If you have any questions about this or any other concerns, please call me at 800-271-8424

Dolf DeRovira
Flavor Dynamics, Inc.

Understanding the Regulation

The use of flavors will possibly cause confusion because with the new regulation, the presence of the flavor within the plant has a different exposure aspect than the flavor used in a food or beverage.

Flavors are so strong that the tiny amounts of the flavoring materials within the solvent system are extremely low and the final intended use is considered Generally Recognized as Safe by the Food and Drug Administration. So powerful are flavor components that some are perceived in parts per trillion (a desktop versus the map of the U.S. including Alaska), parts per billion (a drop of water in the whole body of a 747) or the weakest a part per million (an inch square postage stamp in a football field). These levels are obviously well below expected toxicity levels. In fact, flavors are so strong if we tried to taste them we would spit them out and could not even get them past our lips.

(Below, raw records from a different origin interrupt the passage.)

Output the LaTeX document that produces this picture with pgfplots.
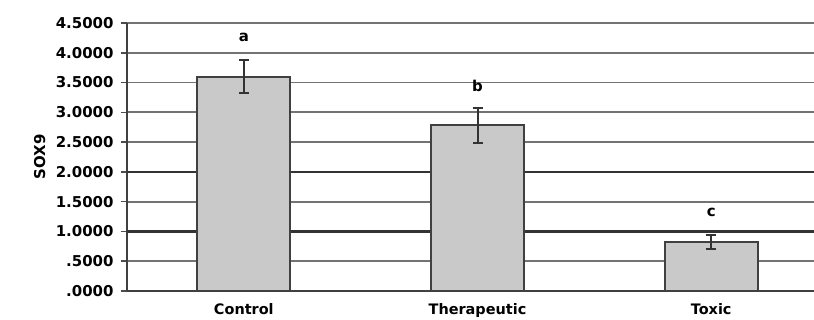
\documentclass[border=0pt]{standalone}
\usepackage{pgfplots}
\pgfplotsset{compat=1.18}
\usepackage{fontspec}
\setmainfont{DejaVu Sans}
\begin{document}
\begin{tikzpicture}
\useasboundingbox (-127bp,-29bp) rectangle (687bp,291bp);
\begin{axis}[
  at={(0,0)}, anchor=south west,
  scale only axis, width=687bp, height=268bp,
  xmin=-0.5, xmax=2.44, ymin=0, ymax=4.5,
  axis x line*=bottom, axis y line*=left,
  axis line style={black!75, line width=2.2bp},
  xtick={0,1,2}, xticklabels={Control,Therapeutic,Toxic},
  x tick label style={font=\bfseries\fontsize{14.5}{16}\selectfont, yshift=-3bp},
  extra x ticks={0.5,1.5}, extra x tick labels={},
  extra x tick style={major tick length=4bp, tick style={black!70, line width=1.5bp}, tickpos=left},
  major x tick style={draw=none},
  ytick={0,0.5,1,1.5,2,2.5,3,3.5,4,4.5},
  yticklabels={.0000,.5000,1.0000,1.5000,2.0000,2.5000,3.0000,3.5000,4.0000,4.5000},
  y tick label style={font=\bfseries\fontsize{15}{16}\selectfont, xshift=-4bp},
  ytick style={black!70, line width=1.5bp},
  tick align=outside, major tick length=6bp,
  ymajorgrids, grid style={black!55, line width=1.8bp},
  clip=false,
]
\draw[black!80, line width=2.6bp] (axis cs:-0.5,1) -- (axis cs:2.44,1);
\draw[black!80, line width=2.6bp] (axis cs:-0.5,2) -- (axis cs:2.44,2);
\addplot[ybar, bar width=93bp, fill=black!21, draw=black!75, line width=2bp,
  error bars/.cd, y dir=both, y explicit,
  error bar style={black!80, line width=2bp},
  error mark options={rotate=90, mark size=5bp, black!80, line width=2bp}]
  coordinates {(0,3.60) +- (0,0.28) (1,2.78) +- (0,0.30) (2,0.82) +- (0,0.12)};
\node[font=\bfseries\fontsize{15}{16}\selectfont] at (axis cs:0,4.26) {a};
\node[font=\bfseries\fontsize{15}{16}\selectfont] at (axis cs:1,3.44) {b};
\node[font=\bfseries\fontsize{15}{16}\selectfont] at (axis cs:2,1.32) {c};
\node[rotate=90, font=\bfseries\fontsize{15}{16}\selectfont] at (axis description cs:-0.127,0.5) {SOX9};
\end{axis}
\end{tikzpicture}
\end{document}
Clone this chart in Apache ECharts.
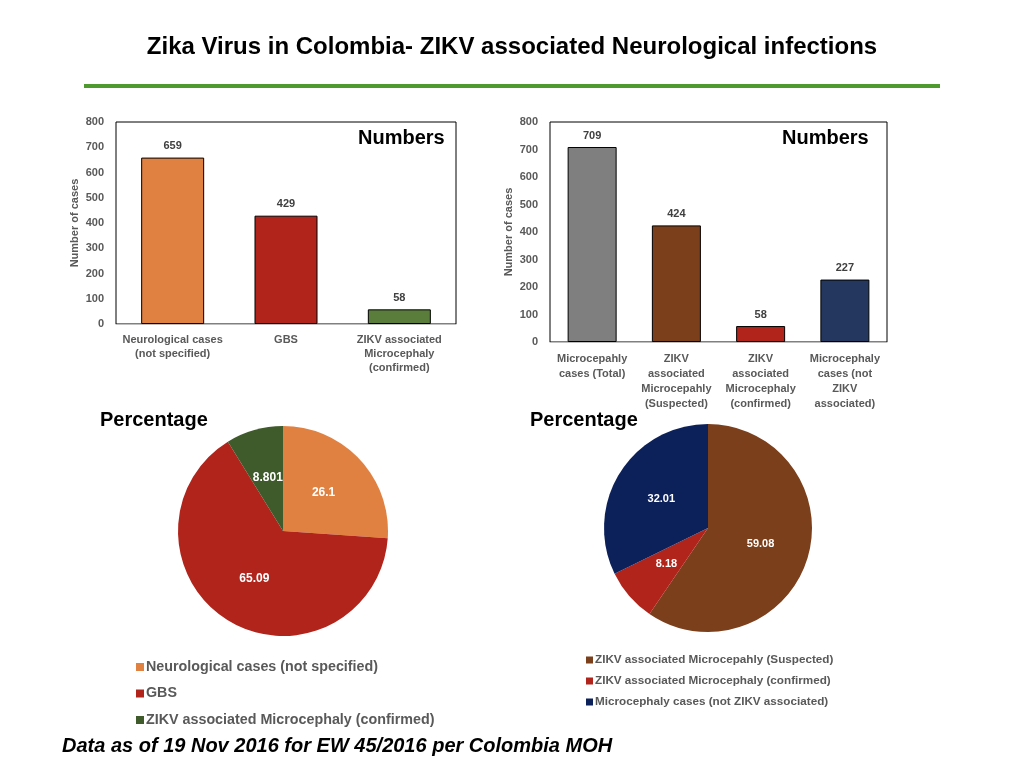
<!DOCTYPE html>
<html>
<head>
<meta charset="utf-8">
<script src="https://cdn.jsdelivr.net/npm/echarts@6/dist/echarts.min.js"></script>
<style>
html, body { margin: 0; padding: 0; background: #fff; }
#main { width: 1024px; height: 768px; }
</style>
</head>
<body>
<div id="main"></div>
<script>
// neurological chart (left)
var neuroCats = ['Neurological cases\n(not specified)', 'GBS', 'ZIKV associated\nMicrocephaly\n(confirmed)'];
var neuroCounts = [659, 429, 58];
var neuroPieNames = ['Neurological cases (not specified)', 'GBS', 'ZIKV associated Microcephaly (confirmed)'];
var neuroPct = [26.1, 65.09, 8.801];

// microcephaly chart (right)
var microCats = ['Microcepahly\ncases (Total)', 'ZIKV\nassociated\nMicrocepahly\n(Suspected)', 'ZIKV\nassociated\nMicrocephaly\n(confirmed)', 'Microcephaly\ncases (not\nZIKV\nassociated)'];
var microCounts = [709, 424, 58, 227];
var microPieNames = ['ZIKV associated Microcepahly (Suspected)', 'ZIKV associated Microcephaly (confirmed)', 'Microcephaly cases (not ZIKV associated)'];
var microPct = [59.08, 8.18, 32.01];

var yTicks = [0, 800, 100]; // min, max, interval

var neuroBarColors = ['#E08142', '#B0241B', '#5B7D3C'];
var neuroPieColors = ['#E08142', '#B0241B', '#3F5A2B'];
var microBarColors = ['#7F7F7F', '#7B3F1C', '#B0241B', '#23375F'];
var microPieColors = ['#7B3F1C', '#B0241B', '#0C205A'];

var FONT = '"Liberation Sans", Arial, Helvetica, sans-serif';
var GRAY = '#595959';

function barData(vals, colors) {
	var out = [];
	for (var i = 0; i < vals.length; i++) {
		out.push({ value: vals[i], itemStyle: { color: colors[i] } });
	}
	return out;
}
function pieData(names, vals, colors) {
	var out = [];
	for (var i = 0; i < vals.length; i++) {
		out.push({ name: names[i], value: vals[i], itemStyle: { color: colors[i] } });
	}
	return out;
}
function legendData(names, colors) {
	var out = [];
	for (var i = 0; i < names.length; i++) {
		out.push({ name: names[i], icon: 'rect', itemStyle: { color: colors[i] } });
	}
	return out;
}
function yAxisOpt(gridIndex) {
	return {
		gridIndex: gridIndex, type: 'value',
		min: yTicks[0], max: yTicks[1], interval: yTicks[2],
		name: 'Number of cases', nameLocation: 'middle', nameGap: 36,
		nameTextStyle: { fontFamily: FONT, fontWeight: 'bold', fontSize: 11, color: GRAY },
		axisLine: { show: false }, axisTick: { show: false }, splitLine: { show: false },
		axisLabel: { margin: 12, fontFamily: FONT, fontWeight: 'bold', fontSize: 11, color: GRAY }
	};
}
function xAxisOpt(gridIndex, cats, lh) {
	return {
		gridIndex: gridIndex, type: 'category', data: cats,
		axisLine: { lineStyle: { color: '#BFBFBF', width: 1 } }, axisTick: { show: false },
		axisLabel: { interval: 0, margin: 9, lineHeight: lh, fontFamily: FONT, fontWeight: 'bold', fontSize: 11, color: GRAY }
	};
}
function heading(text, left, top, size, italic) {
	return { text: text, left: left, top: top, padding: 0,
		textStyle: { fontFamily: FONT, fontWeight: 'bold', fontStyle: italic ? 'italic' : 'normal', fontSize: size, color: '#000' } };
}

var myChart = echarts.init(document.getElementById('main'));
var option = {
	backgroundColor: '#fff',
	animation: false,
	title: [
		heading('Zika Virus in Colombia- ZIKV associated Neurological infections', 'center', 35, 24),
		heading('Numbers', 358, 128, 20),
		heading('Numbers', 782, 128, 20),
		heading('Percentage', 100, 410, 20),
		heading('Percentage', 530, 410, 20),
		heading('Data as of 19 Nov 2016 for EW 45/2016 per Colombia MOH', 62, 736, 20, true)
	],
	graphic: [
		{ type: 'rect', shape: { x: 84, y: 84, width: 856, height: 4 }, style: { fill: '#4E9A2E' } }
	],
	grid: [
		{ left: 116, top: 122, width: 340, height: 202, show: true, borderColor: '#000', borderWidth: 1 },
		{ left: 550, top: 122, width: 337, height: 220, show: true, borderColor: '#000', borderWidth: 1 }
	],
	xAxis: [xAxisOpt(0, neuroCats, 14), xAxisOpt(1, microCats, 15)],
	yAxis: [yAxisOpt(0), yAxisOpt(1)],
	legend: [
		{ orient: 'vertical', left: 131, top: 655, itemWidth: 8, itemHeight: 8, itemGap: 12.5,
			data: legendData(neuroPieNames, neuroPieColors),
			textStyle: { fontFamily: FONT, fontWeight: 'bold', fontSize: 14.3, color: GRAY, padding: [0, 0, 0, -3] } },
		{ orient: 'vertical', left: 581, top: 649, itemWidth: 7, itemHeight: 7, itemGap: 9,
			data: legendData(microPieNames, microPieColors),
			textStyle: { fontFamily: FONT, fontWeight: 'bold', fontSize: 11.7, color: GRAY, padding: [0, 0, 0, -3] } }
	],
	series: [
		{ type: 'bar', xAxisIndex: 0, yAxisIndex: 0, barWidth: 63, data: barData(neuroCounts, neuroBarColors),
			itemStyle: { borderColor: '#000', borderWidth: 1 },
			label: { show: true, position: 'top', distance: 6, fontFamily: FONT, fontWeight: 'bold', fontSize: 11, color: '#404040' } },
		{ type: 'bar', xAxisIndex: 1, yAxisIndex: 1, barWidth: 49, data: barData(microCounts, microBarColors),
			itemStyle: { borderColor: '#000', borderWidth: 1 },
			label: { show: true, position: 'top', distance: 6, fontFamily: FONT, fontWeight: 'bold', fontSize: 11, color: '#404040' } },
		{ type: 'pie', center: [283, 531], radius: 105, startAngle: 90, clockwise: true,
			data: pieData(neuroPieNames, neuroPct, neuroPieColors),
			label: { show: true, position: 'inside', formatter: '{c}', fontFamily: FONT, fontWeight: 'bold', fontSize: 12, color: '#fff' },
			labelLine: { show: false } },
		{ type: 'pie', center: [708, 528], radius: 104, startAngle: 90, clockwise: true,
			data: pieData(microPieNames, microPct, microPieColors),
			label: { show: true, position: 'inside', formatter: '{c}', fontFamily: FONT, fontWeight: 'bold', fontSize: 11, color: '#fff' },
			labelLine: { show: false } }
	]
};
myChart.setOption(option);
</script>
</body>
</html>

However, the flavor in its pure concentrated form can be harmful. The flavor should not be splashed in your eyes, it should not be ingested straight, and it should not be in direct contact with your skin. As silly as this sounds, these are the kinds of things the new OSHA regulation is meant to address.

In the future some flavors might have trace components that need to be labeled as dangerous. The findings upon which these conclusions are based represent repeated exposures and not one time accidents.

Nothing has changed, the flavors we love are still the same. Remember the flavor is a small component of your final system, therefore as I indicated above, the regulation most likely does not pertain to your retail product. In addition, safety has nothing to do with the source of the components. Natural or Organic compliant components can be hazardous just as well as their Synthetic counterparts because it is the chemicals that matter, and remember we, and the world around us are all made of chemicals.

The New OSHA SDS Regulation

In 1987, The Occupational Safety and Health Administration of the United States passed a law documented in the Code of Regulations (C.F.R. 29) under the section 1910.1200 stating the requirement to develop Material safety Data Sheets known otherwise as the "Right to Know Law". Recently, OSHA passed a revision to this law whose purpose is to further educate workers on the materials with which they come in contact. This new law called HAZCOM 2012 has been dubbed "The Right to Understand Law".

The new regulation is OSHA’s effort to come into harmony with the rest of the world on safety issues, specifically the United Nations’ Global Harmonized System of Safety (GHS).

In this OSHA regulation, the Material Safety Data Sheet has been modified to be in compliance with GHS and will now be expanded in its content and will be called "Safety Data Sheet" instead.

The content of the Safety Data Sheet will now include the following sections;

  1. Identification
  2. Hazard Identification
  3. Composition Information
  4. First Aid Measures
  5. Fire Fighting Measures
  6. Accidental Release Measures
  7. Handling and Storage Guidance
  8. Exposure Controls/Personal Protection
  9. Physical and Chemical Properties
  10. Stability and Reactivity
  11. Toxicological Information
  12. Ecological Information (non-mandatory)
  13. Disposal Considerations (non-mandatory)
  14. Transport Information (non-mandatory)
  15. Reguolatory Information (non-mandatory)
  16. Other Information (revision information, date, etc.)

The hazard will be divided into specific classes and assessments of the hazard severity is noted as noted as Danger or Warning.